--- Begin GIVEN DATA ---
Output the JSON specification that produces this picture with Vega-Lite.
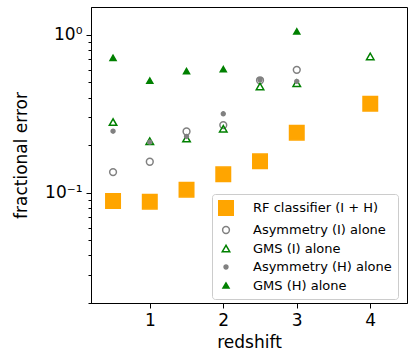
{
  "$schema": "https://vega.github.io/schema/vega-lite/v6.json",
  "width": 316,
  "height": 296,
  "autosize": {"type": "none"},
  "padding": {"left": 91, "top": 7, "right": 8, "bottom": 53},
  "config": {
    "view": {"stroke": "black", "strokeWidth": 1},
    "font": "DejaVu Sans",
    "axis": {"grid": false, "domainColor": "black", "tickColor": "black", "labelColor": "black", "titleColor": "black", "labelFont": "DejaVu Sans", "titleFont": "DejaVu Sans", "labelFontSize": 17, "titleFontSize": 17, "titleFontWeight": "normal"}
  },
  "data": {"values": [
    {"z": 0.5, "err": 0.0886, "series": "RF classifier (I + H)"},
    {"z": 1.0, "err": 0.0877, "series": "RF classifier (I + H)"},
    {"z": 1.5, "err": 0.1045, "series": "RF classifier (I + H)"},
    {"z": 2.0, "err": 0.1306, "series": "RF classifier (I + H)"},
    {"z": 2.5, "err": 0.158, "series": "RF classifier (I + H)"},
    {"z": 3.0, "err": 0.240, "series": "RF classifier (I + H)"},
    {"z": 4.0, "err": 0.366, "series": "RF classifier (I + H)"},
    {"z": 0.5, "err": 0.135, "series": "Asymmetry (I) alone"},
    {"z": 1.0, "err": 0.157, "series": "Asymmetry (I) alone"},
    {"z": 1.5, "err": 0.244, "series": "Asymmetry (I) alone"},
    {"z": 2.0, "err": 0.268, "series": "Asymmetry (I) alone"},
    {"z": 2.5, "err": 0.515, "series": "Asymmetry (I) alone"},
    {"z": 3.0, "err": 0.600, "series": "Asymmetry (I) alone"},
    {"z": 0.5, "err": 0.280, "series": "GMS (I) alone"},
    {"z": 1.0, "err": 0.212, "series": "GMS (I) alone"},
    {"z": 1.5, "err": 0.220, "series": "GMS (I) alone"},
    {"z": 2.0, "err": 0.254, "series": "GMS (I) alone"},
    {"z": 2.5, "err": 0.471, "series": "GMS (I) alone"},
    {"z": 3.0, "err": 0.494, "series": "GMS (I) alone"},
    {"z": 4.0, "err": 0.729, "series": "GMS (I) alone"},
    {"z": 0.5, "err": 0.245, "series": "Asymmetry (H) alone"},
    {"z": 1.0, "err": 0.209, "series": "Asymmetry (H) alone"},
    {"z": 1.5, "err": 0.227, "series": "Asymmetry (H) alone"},
    {"z": 2.0, "err": 0.316, "series": "Asymmetry (H) alone"},
    {"z": 2.5, "err": 0.519, "series": "Asymmetry (H) alone"},
    {"z": 3.0, "err": 0.507, "series": "Asymmetry (H) alone"},
    {"z": 0.5, "err": 0.715, "series": "GMS (H) alone"},
    {"z": 1.0, "err": 0.512, "series": "GMS (H) alone"},
    {"z": 1.5, "err": 0.589, "series": "GMS (H) alone"},
    {"z": 2.0, "err": 0.606, "series": "GMS (H) alone"},
    {"z": 3.0, "err": 1.05, "series": "GMS (H) alone"}
  ]},
  "mark": {"type": "point", "strokeWidth": 1.5, "opacity": 1},
  "encoding": {
    "x": {"field": "z", "type": "quantitative", "scale": {"domain": [0.2, 4.5], "nice": false, "zero": false},
      "axis": {"values": [1, 2, 3, 4], "title": "redshift", "tickSize": 5, "labelPadding": 4, "titlePadding": 6, "domain": true}},
    "y": {"field": "err", "type": "quantitative", "scale": {"type": "log", "domain": [0.02, 1.5], "nice": false},
      "axis": {"values": [0.02, 0.03, 0.04, 0.05, 0.06, 0.07, 0.08, 0.09, 0.1, 0.2, 0.3, 0.4, 0.5, 0.6, 0.7, 0.8, 0.9, 1],
        "labelExpr": "datum.value == 1 ? '10⁰' : (datum.value == 0.1 ? '10⁻¹' : '')",
        "tickSize": {"condition": {"test": "datum.value == 1 || datum.value == 0.1", "value": 5}, "value": 3},
        "title": "fractional error", "labelPadding": 4, "titlePadding": 14}},
    "shape": {"field": "series", "type": "nominal", "scale": {"domain": ["RF classifier (I + H)", "Asymmetry (I) alone", "GMS (I) alone", "Asymmetry (H) alone", "GMS (H) alone"], "range": ["square", "circle", "triangle-up", "circle", "triangle-up"]}},
    "fill": {"field": "series", "type": "nominal", "scale": {"domain": ["RF classifier (I + H)", "Asymmetry (I) alone", "GMS (I) alone", "Asymmetry (H) alone", "GMS (H) alone"], "range": ["#FFA500", "transparent", "transparent", "#808080", "#008000"]}},
    "stroke": {"field": "series", "type": "nominal", "scale": {"domain": ["RF classifier (I + H)", "Asymmetry (I) alone", "GMS (I) alone", "Asymmetry (H) alone", "GMS (H) alone"], "range": ["#FFA500", "#808080", "#008000", "#808080", "#008000"]}},
    "size": {"field": "series", "type": "nominal", "scale": {"type": "ordinal", "domain": ["RF classifier (I + H)", "Asymmetry (I) alone", "GMS (I) alone", "Asymmetry (H) alone", "GMS (H) alone"], "range": [210, 46, 56, 15, 36]},
      "legend": {"title": null, "orient": "none", "legendX": 121, "legendY": 187, "labelFontSize": 13, "labelFont": "DejaVu Sans", "labelColor": "black", "padding": 6, "rowPadding": 4.5, "labelOffset": 19, "strokeColor": "#cccccc", "fillColor": "white", "cornerRadius": 3, "symbolStrokeWidth": 1.5}}
  }
}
--- End GIVEN DATA ---
- EXERCISE
Reproduce all of the material above word for word. Omit the pictures.

- THE REPLY
Output the JSON specification that produces this picture with Vega-Lite.
{
  "$schema": "https://vega.github.io/schema/vega-lite/v6.json",
  "width": 316,
  "height": 296,
  "autosize": {"type": "none"},
  "padding": {"left": 91, "top": 7, "right": 8, "bottom": 53},
  "config": {
    "view": {"stroke": "black", "strokeWidth": 1},
    "font": "DejaVu Sans",
    "axis": {"grid": false, "domainColor": "black", "tickColor": "black", "labelColor": "black", "titleColor": "black", "labelFont": "DejaVu Sans", "titleFont": "DejaVu Sans", "labelFontSize": 17, "titleFontSize": 17, "titleFontWeight": "normal"}
  },
  "data": {"values": [
    {"z": 0.5, "err": 0.0886, "series": "RF classifier (I + H)"},
    {"z": 1.0, "err": 0.0877, "series": "RF classifier (I + H)"},
    {"z": 1.5, "err": 0.1045, "series": "RF classifier (I + H)"},
    {"z": 2.0, "err": 0.1306, "series": "RF classifier (I + H)"},
    {"z": 2.5, "err": 0.158, "series": "RF classifier (I + H)"},
    {"z": 3.0, "err": 0.240, "series": "RF classifier (I + H)"},
    {"z": 4.0, "err": 0.366, "series": "RF classifier (I + H)"},
    {"z": 0.5, "err": 0.135, "series": "Asymmetry (I) alone"},
    {"z": 1.0, "err": 0.157, "series": "Asymmetry (I) alone"},
    {"z": 1.5, "err": 0.244, "series": "Asymmetry (I) alone"},
    {"z": 2.0, "err": 0.268, "series": "Asymmetry (I) alone"},
    {"z": 2.5, "err": 0.515, "series": "Asymmetry (I) alone"},
    {"z": 3.0, "err": 0.600, "series": "Asymmetry (I) alone"},
    {"z": 0.5, "err": 0.280, "series": "GMS (I) alone"},
    {"z": 1.0, "err": 0.212, "series": "GMS (I) alone"},
    {"z": 1.5, "err": 0.220, "series": "GMS (I) alone"},
    {"z": 2.0, "err": 0.254, "series": "GMS (I) alone"},
    {"z": 2.5, "err": 0.471, "series": "GMS (I) alone"},
    {"z": 3.0, "err": 0.494, "series": "GMS (I) alone"},
    {"z": 4.0, "err": 0.729, "series": "GMS (I) alone"},
    {"z": 0.5, "err": 0.245, "series": "Asymmetry (H) alone"},
    {"z": 1.0, "err": 0.209, "series": "Asymmetry (H) alone"},
    {"z": 1.5, "err": 0.227, "series": "Asymmetry (H) alone"},
    {"z": 2.0, "err": 0.316, "series": "Asymmetry (H) alone"},
    {"z": 2.5, "err": 0.519, "series": "Asymmetry (H) alone"},
    {"z": 3.0, "err": 0.507, "series": "Asymmetry (H) alone"},
    {"z": 0.5, "err": 0.715, "series": "GMS (H) alone"},
    {"z": 1.0, "err": 0.512, "series": "GMS (H) alone"},
    {"z": 1.5, "err": 0.589, "series": "GMS (H) alone"},
    {"z": 2.0, "err": 0.606, "series": "GMS (H) alone"},
    {"z": 3.0, "err": 1.05, "series": "GMS (H) alone"}
  ]},
  "mark": {"type": "point", "strokeWidth": 1.5, "opacity": 1},
  "encoding": {
    "x": {"field": "z", "type": "quantitative", "scale": {"domain": [0.2, 4.5], "nice": false, "zero": false},
      "axis": {"values": [1, 2, 3, 4], "title": "redshift", "tickSize": 5, "labelPadding": 4, "titlePadding": 6, "domain": true}},
    "y": {"field": "err", "type": "quantitative", "scale": {"type": "log", "domain": [0.02, 1.5], "nice": false},
      "axis": {"values": [0.02, 0.03, 0.04, 0.05, 0.06, 0.07, 0.08, 0.09, 0.1, 0.2, 0.3, 0.4, 0.5, 0.6, 0.7, 0.8, 0.9, 1],
        "labelExpr": "datum.value == 1 ? '10⁰' : (datum.value == 0.1 ? '10⁻¹' : '')",
        "tickSize": {"condition": {"test": "datum.value == 1 || datum.value == 0.1", "value": 5}, "value": 3},
        "title": "fractional error", "labelPadding": 4, "titlePadding": 14}},
    "shape": {"field": "series", "type": "nominal", "scale": {"domain": ["RF classifier (I + H)", "Asymmetry (I) alone", "GMS (I) alone", "Asymmetry (H) alone", "GMS (H) alone"], "range": ["square", "circle", "triangle-up", "circle", "triangle-up"]}},
    "fill": {"field": "series", "type": "nominal", "scale": {"domain": ["RF classifier (I + H)", "Asymmetry (I) alone", "GMS (I) alone", "Asymmetry (H) alone", "GMS (H) alone"], "range": ["#FFA500", "transparent", "transparent", "#808080", "#008000"]}},
    "stroke": {"field": "series", "type": "nominal", "scale": {"domain": ["RF classifier (I + H)", "Asymmetry (I) alone", "GMS (I) alone", "Asymmetry (H) alone", "GMS (H) alone"], "range": ["#FFA500", "#808080", "#008000", "#808080", "#008000"]}},
    "size": {"field": "series", "type": "nominal", "scale": {"type": "ordinal", "domain": ["RF classifier (I + H)", "Asymmetry (I) alone", "GMS (I) alone", "Asymmetry (H) alone", "GMS (H) alone"], "range": [210, 46, 56, 15, 36]},
      "legend": {"title": null, "orient": "none", "legendX": 121, "legendY": 187, "labelFontSize": 13, "labelFont": "DejaVu Sans", "labelColor": "black", "padding": 6, "rowPadding": 4.5, "labelOffset": 19, "strokeColor": "#cccccc", "fillColor": "white", "cornerRadius": 3, "symbolStrokeWidth": 1.5}}
  }
}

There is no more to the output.